Die Menschenrechtsorganisation Amnesty International stellt einen massiven Anstieg von Hinrichtungen im Iran fest. 2023 seien 853 Menschen vom Mullah-Regime hingerichtet worden, um 48 Prozent mehr als im Jahr davor, teilte Amnesty am Donnerstag mit. Iranische Gefängnisse seien "Schauplätze von Massentötungen". Das Regime setze die Todesstrafe ein, um die Bevölkerung nach den Massenprotesten des Jahres 2022 "in Angst und Schrecken zu versetzen", kritisierte die NGO.

Gemäß Angaben von Amnesty International war die Zahl der Hinrichtungen im Iran im Jahr 2023 die höchste seit 2015 und um 48 Prozent höher als 2022. Dieser Trend setzt sich auch im neuen Jahr fort: Bis zum 20. März wurden bereits 95 Hinrichtungen dokumentiert, wobei die Dunkelziffer unklar bleibt. Mehr als die Hälfte der Hinrichtungen konnte mit Drogendelikten in Verbindung gebracht werden.

"Die iranische Regierung hat die Todesstrafe zu einer Waffe gemacht, um Angst in der Öffentlichkeit zu säen und abweichende Meinungen zu unterdrücken. Ohne eine entschlossene Reaktion der internationalen Gemeinschaft werden sich die iranischen Behörden ermutigt fühlen, in den kommenden Jahren weiterhin Tausende von Menschen ungestraft hinzurichten", kritisierte Shoura Hashemi, Geschäftsführerin von Amnesty International Österreich. Die Tötungsserie setze sich auch im heurigen Jahr fort. Bis zum 20. März seien mindestens 95 Hinrichtungen dokumentiert worden. Wie hoch die Dunkelziffer ist, ist unklar.
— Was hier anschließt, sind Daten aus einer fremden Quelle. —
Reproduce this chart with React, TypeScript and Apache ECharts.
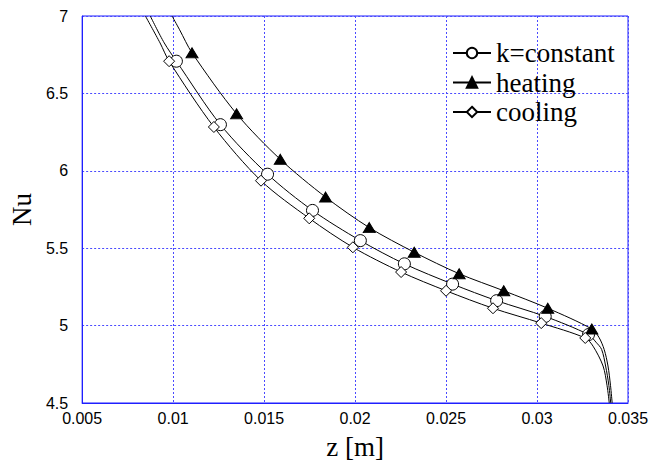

Hinrichtungen wegen Drogendelikten

Mindestens 481 Hinrichtungen im Vorjahr seien im Zusammenhang mit Drogendelikten vollstreckt worden, heißt es in dem Bericht. "Die massenhaften Hinrichtungen wegen Drogendelikten nach grob unfairen Prozessen vor Revolutionsgerichten sind ein besonders eklatanter Machtmissbrauch", so Hashemi. "Mit ihrer tödlichen Antidrogenpolitik trägt die Islamische Republik zu einem Kreislauf von Armut und systemischer Ungerechtigkeit bei und verfestigt die Diskriminierung marginalisierter Bevölkerungsgruppen, insbesondere der unterdrückten Minderheit der Belutschen."

Demonstrationen und Social Media als Gründe

Es habe im Vorjahr auch eine Welle von Hinrichtungen von Demonstrantinnen und Demonstranten, Nutzerinnen und Nutzern Sozialer Medien sowie anderen tatsächlichen oder vermeintlichen Dissidentinnen und Dissidenten gegeben. Dabei reichten mitunter auch vage Anklagen wie "Feindschaft zu Gott" oder "Verdorbenheit auf Erden".

Im Fall von Drogendelikten erfolgten die Hinrichtungen mitunter schon im Gewahrsam, und Angehörige der belutschischen Minderheit waren überproportional betroffen. 29 Prozent der diesbezüglichen Hinrichtungen entfielen auf sie, obwohl sie nur etwa fünf Prozent der iranischen Gesamtbevölkerung ausmacht.

17-Jähriger hingerichtet

Eine "traurige Eskalation" habe es auch gegeben, was die Tötung von Minderjährigen betrifft. So sei ein 17-Jähriger hingerichtet worden, und vier weitere Personen für Verbrechen, die sie im Alter unter 18 Jahren begangen hatten.

Amnesty International erwartet, dass die Zahl der Hinrichtungen im Zusammenhang mit Drogen noch zunehmen wird. Ein geplantes neues Antidrogengesetz soll nämlich die Bandbreite der Drogendelikte, die die Todesstrafe nach sich ziehen, vergrößern.

Öffentliche Statistiken zu Todesurteilen und Hinrichtungen gibt es im Iran nicht. Amnesty International erstellte ihre Statistik in Zusammenarbeit mit der Menschenrechtsorganisation Abdorrahman Boroumand Centre sowie unter Nutzung offener Quellen. Außerdem seien Hinrichtungsprotokolle der Menschenrechtsorganisationen Iran Human Rights und Kurdistan Human Rights Network eingesehen worden.